SET EXERCISE: Skip any picture you find and retype all the remaining lines exactly.

COLLECTED DATA:
# # #

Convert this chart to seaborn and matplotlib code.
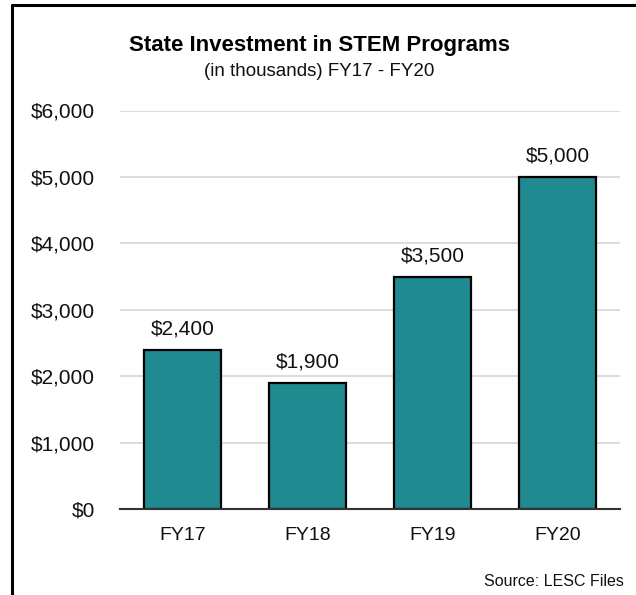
import matplotlib
matplotlib.use("Agg")
import matplotlib.pyplot as plt
from matplotlib.lines import Line2D
from matplotlib.ticker import FuncFormatter
import seaborn as sns
import pandas as pd

years = ["FY17", "FY18", "FY19", "FY20"]
investment = [2400, 1900, 3500, 5000]
y_ticks = [0, 1000, 2000, 3000, 4000, 5000, 6000]

title_text = "State Investment in STEM Programs"
subtitle_text = "(in thousands) FY17 - FY20"
source_text = "Source: LESC Files"

sns.set_theme(style="white")
plt.rcParams["font.family"] = ["Liberation Sans", "DejaVu Sans"]

df = pd.DataFrame({"year": years, "value": investment})

W, H = 636, 595
fig = plt.figure(figsize=(W / 100, H / 100), dpi=100)
ax = fig.add_axes([120 / W, 1 - 509 / H, 500 / W, (509 - 110.5) / H])

sns.barplot(data=df, x="year", y="value", color="#1F8A90", saturation=1,
            width=0.62, edgecolor="black", linewidth=1.6, ax=ax, zorder=3)

ax.set_ylim(0, 6000)
ax.set_xlim(-0.5, len(years) - 0.5)
ax.set_yticks(y_ticks)
ax.yaxis.set_major_formatter(FuncFormatter(lambda v, p: f"${v:,.0f}"))
ax.grid(axis="y", color="#D9D9D9", linewidth=1.3, zorder=0)
ax.grid(axis="x", visible=False)
ax.set_axisbelow(True)
for s in ["top", "right", "left"]:
    ax.spines[s].set_visible(False)
ax.spines["bottom"].set_color("#333333")
ax.spines["bottom"].set_linewidth(1.5)
ax.spines["bottom"].set_zorder(4)
ax.tick_params(axis="y", length=0, pad=18, labelsize=15, labelcolor="#111111")
ax.tick_params(axis="x", length=0, pad=13, labelsize=14, labelcolor="#111111")
ax.set_xlabel("")
ax.set_ylabel("")

for c in ax.containers:
    ax.bar_label(c, labels=[f"${v:,.0f}" for v in investment], padding=8,
                 fontsize=15, color="#111111")

fig.text(319 / W, 1 - 45 / H, title_text, ha="center", va="center",
         fontsize=16, fontweight="bold", color="black")
fig.text(319 / W, 1 - 71 / H, subtitle_text, ha="center", va="center",
         fontsize=13.5, color="#111111")
fig.text(624 / W, 1 - 581 / H, source_text, ha="right", va="center",
         fontsize=11.5, color="#111111")

fig.add_artist(Line2D([11.5 / W, 11.5 / W], [0, 1 - 4.5 / H], color="black",
                      linewidth=2.2, transform=fig.transFigure))
fig.add_artist(Line2D([11.5 / W, 1], [1 - 4.5 / H, 1 - 4.5 / H], color="black",
                      linewidth=2.2, transform=fig.transFigure))

fig.savefig("out.png", dpi=100)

# # #

TASK RESPONSE:
Convert this chart to seaborn and matplotlib code.
import matplotlib
matplotlib.use("Agg")
import matplotlib.pyplot as plt
from matplotlib.lines import Line2D
from matplotlib.ticker import FuncFormatter
import seaborn as sns
import pandas as pd

years = ["FY17", "FY18", "FY19", "FY20"]
investment = [2400, 1900, 3500, 5000]
y_ticks = [0, 1000, 2000, 3000, 4000, 5000, 6000]

title_text = "State Investment in STEM Programs"
subtitle_text = "(in thousands) FY17 - FY20"
source_text = "Source: LESC Files"

sns.set_theme(style="white")
plt.rcParams["font.family"] = ["Liberation Sans", "DejaVu Sans"]

df = pd.DataFrame({"year": years, "value": investment})

W, H = 636, 595
fig = plt.figure(figsize=(W / 100, H / 100), dpi=100)
ax = fig.add_axes([120 / W, 1 - 509 / H, 500 / W, (509 - 110.5) / H])

sns.barplot(data=df, x="year", y="value", color="#1F8A90", saturation=1,
            width=0.62, edgecolor="black", linewidth=1.6, ax=ax, zorder=3)

ax.set_ylim(0, 6000)
ax.set_xlim(-0.5, len(years) - 0.5)
ax.set_yticks(y_ticks)
ax.yaxis.set_major_formatter(FuncFormatter(lambda v, p: f"${v:,.0f}"))
ax.grid(axis="y", color="#D9D9D9", linewidth=1.3, zorder=0)
ax.grid(axis="x", visible=False)
ax.set_axisbelow(True)
for s in ["top", "right", "left"]:
    ax.spines[s].set_visible(False)
ax.spines["bottom"].set_color("#333333")
ax.spines["bottom"].set_linewidth(1.5)
ax.spines["bottom"].set_zorder(4)
ax.tick_params(axis="y", length=0, pad=18, labelsize=15, labelcolor="#111111")
ax.tick_params(axis="x", length=0, pad=13, labelsize=14, labelcolor="#111111")
ax.set_xlabel("")
ax.set_ylabel("")

for c in ax.containers:
    ax.bar_label(c, labels=[f"${v:,.0f}" for v in investment], padding=8,
                 fontsize=15, color="#111111")

fig.text(319 / W, 1 - 45 / H, title_text, ha="center", va="center",
         fontsize=16, fontweight="bold", color="black")
fig.text(319 / W, 1 - 71 / H, subtitle_text, ha="center", va="center",
         fontsize=13.5, color="#111111")
fig.text(624 / W, 1 - 581 / H, source_text, ha="right", va="center",
         fontsize=11.5, color="#111111")

fig.add_artist(Line2D([11.5 / W, 11.5 / W], [0, 1 - 4.5 / H], color="black",
                      linewidth=2.2, transform=fig.transFigure))
fig.add_artist(Line2D([11.5 / W, 1], [1 - 4.5 / H, 1 - 4.5 / H], color="black",
                      linewidth=2.2, transform=fig.transFigure))

fig.savefig("out.png", dpi=100)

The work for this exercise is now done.